Tobarnacrohaneeve, Cahersiveen, Co. Kerry
Co. Kerry |
Holy Sites & Wells
Tucked between two houses on West Main Street in Cahersiveen, a holy well sits in the middle of ordinary town life in a way that might catch a passing visitor entirely off guard.
Tobar na Croiche Naofa, which translates roughly as the Well of the Holy Cross, is a slab-lined well, meaning its shaft is lined with flat stones set vertically or horizontally to stabilise the structure, a method used at sacred wells across Ireland for centuries. It is covered by a relatively modern protective structure topped with an iron cross, and a modern pump stands directly in front of it.

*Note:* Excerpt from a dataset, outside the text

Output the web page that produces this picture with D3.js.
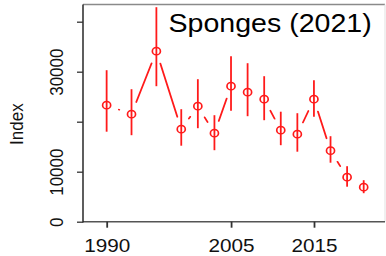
<!DOCTYPE html>
<html>
<head>
<meta charset="utf-8">
<script src="https://cdn.jsdelivr.net/npm/d3@7"></script>
<style>
  body { margin: 0; background: #fff; }
  svg { display: block; font-family: "Liberation Sans", Arial, sans-serif; }
</style>
</head>
<body>
<div class="chart"></div>
<script>
// sponge index by survey year, with interval bounds
const years = [1990, 1993, 1996, 1999, 2001, 2003, 2005, 2007, 2009, 2011, 2013, 2015, 2017, 2019, 2021];
const index = [23300, 21500, 34100, 18500, 23100, 17700, 27100, 25900, 24500, 18300, 17500, 24500, 14200, 8900, 6900];
const lower = [18000, 17300, 27100, 15200, 18700, 14300, 22200, 21100, 20300, 15300, 14000, 21000, 11800, 7000, 5700];
const upper = [30300, 26500, 42900, 22500, 28500, 21300, 33100, 31700, 29100, 22000, 21700, 28300, 17100, 11100, 8300];
const yTicks = [0, 10000, 20000, 30000, 40000];
const yLabels = ['0', '10000', '', '30000', ''];
const xTicks = [1990, 2005, 2015];
const title = 'Sponges (2021)';

const W = 386, H = 256;
// the original picture is a bit wider than tall, so draw in a squeezed box and stretch it
const SX = 1.12;
const margin = { top: 4.5, right: 1, bottom: 34.3, left: 83 };

const svg = d3.select('.chart')
  .append('svg')
  .attr('width', W)
  .attr('height', H)
  .attr('viewBox', `0 0 ${W / SX} ${H}`)
  .attr('preserveAspectRatio', 'none');

const x = d3.scaleLinear()
  .domain([1987.15, 2023.57])
  .range([margin.left / SX, (W - margin.right) / SX]);
const y = d3.scaleLinear()
  .domain([0, 43440])
  .range([H - margin.bottom, margin.top]);

const x0 = x.range()[0], x1 = x.range()[1];
const y0 = y.range()[0], y1 = y.range()[1];

// frame
svg.append('line').attr('x1', x0).attr('x2', x1).attr('y1', y1).attr('y2', y1)
  .attr('stroke', '#8a8a8a').attr('stroke-width', 1.4);
svg.append('line').attr('x1', x1).attr('x2', x1).attr('y1', y1).attr('y2', y0)
  .attr('stroke', '#e4e4e4').attr('stroke-width', 1);
svg.append('line').attr('x1', x0).attr('x2', x1).attr('y1', y0).attr('y2', y0)
  .attr('stroke', '#555').attr('stroke-width', 1.6);
svg.append('line').attr('x1', x0).attr('x2', x0).attr('y1', y1).attr('y2', y0 + 0.8)
  .attr('stroke', '#222').attr('stroke-width', 1.3);

// y axis
const gy = svg.append('g')
  .attr('transform', `translate(${x0},0)`)
  .call(d3.axisLeft(y).tickValues(yTicks).tickSize(6 / SX).tickSizeOuter(0)
    .tickFormat((d, i) => yLabels[i]));
gy.select('.domain').remove();
gy.selectAll('.tick line').attr('stroke', '#333').attr('stroke-width', 1.3);
gy.selectAll('.tick text')
  .attr('transform', 'rotate(-90)')
  .attr('x', 0)
  .attr('y', -19.7 / SX)
  .attr('dy', 0)
  .attr('text-anchor', 'middle')
  .attr('fill', '#111')
  .style('font-size', '17px');

// x axis
const gx = svg.append('g')
  .attr('transform', `translate(0,${y0})`)
  .call(d3.axisBottom(x).tickValues(xTicks).tickSize(6).tickSizeOuter(0)
    .tickFormat(d3.format('d')));
gx.select('.domain').remove();
gx.selectAll('.tick line').attr('stroke', '#333').attr('stroke-width', 1.6);
gx.selectAll('.tick text')
  .attr('y', 30)
  .attr('dy', 0)
  .attr('fill', '#111')
  .style('font-size', '18.5px');

svg.append('text')
  .attr('transform', `translate(${23.3 / SX},${(y0 + y1) / 2 + 11}) rotate(-90)`)
  .attr('text-anchor', 'middle')
  .attr('fill', '#111')
  .style('font-size', '17px')
  .text('Index');

svg.append('text')
  .attr('x', 371.7 / SX)
  .attr('y', 31.7)
  .attr('text-anchor', 'end')
  .attr('fill', '#000')
  .style('font-size', '25.5px')
  .text(title);

const red = '#ff1a1a';
const pts = years.map((yr, i) => ({ yr, v: index[i], lo: lower[i], hi: upper[i] }));

// error bars
svg.append('g').selectAll('line')
  .data(pts)
  .enter()
  .append('line')
  .attr('x1', d => x(d.yr)).attr('x2', d => x(d.yr))
  .attr('y1', d => y(d.lo)).attr('y2', d => y(d.hi))
  .attr('stroke', red)
  .attr('stroke-width', 1.6);

// type="b" style joins: segments with a gap around every point (gap measured in screen px)
const gap = 13;
const segs = [];
for (let i = 0; i < pts.length - 1; i++) {
  const ax = x(pts[i].yr) * SX, ay = y(pts[i].v);
  const bx = x(pts[i + 1].yr) * SX, by = y(pts[i + 1].v);
  const len = Math.hypot(bx - ax, by - ay);
  if (len <= 2 * gap) continue;
  const ux = (bx - ax) / len, uy = (by - ay) / len;
  segs.push({
    x1: (ax + ux * gap) / SX, y1: ay + uy * gap,
    x2: (bx - ux * gap) / SX, y2: by - uy * gap
  });
}
svg.append('g').selectAll('line')
  .data(segs)
  .enter()
  .append('line')
  .attr('x1', d => d.x1).attr('y1', d => d.y1)
  .attr('x2', d => d.x2).attr('y2', d => d.y2)
  .attr('stroke', red)
  .attr('stroke-width', 1.6)
  .attr('stroke-linecap', 'round');

// open circles
svg.append('g').selectAll('circle')
  .data(pts)
  .enter()
  .append('circle')
  .attr('cx', d => x(d.yr))
  .attr('cy', d => y(d.v))
  .attr('r', 3.6)
  .attr('fill', 'none')
  .attr('stroke', red)
  .attr('stroke-width', 1.5);
</script>
</body>
</html>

The whole arrangement is quietly incongruous, a site of religious devotion compressed into a narrow gap between two buildings on a busy street.
The Ordnance Survey Name Books, compiled during the nineteenth-century mapping of Ireland and used to record local place names and features, noted that a pattern was formerly held at the well on the fourteenth of September. A pattern, from the Irish word "patrún" meaning patron, was a festive gathering at a holy well or church on a saint's feast day, combining religious observances with music, socialising, and sometimes markets. The fourteenth of September corresponds to the feast of the Exaltation of the Holy Cross, which aligns precisely with the well's Irish name. Beyond the annual pattern, rounds were also performed here on Saturday evenings and Sunday mornings. Rounds at a holy well typically involved walking a set circuit around the site a prescribed number of times while reciting prayers, a devotional practice with roots reaching back well before the formal structures of the Christian church in Ireland.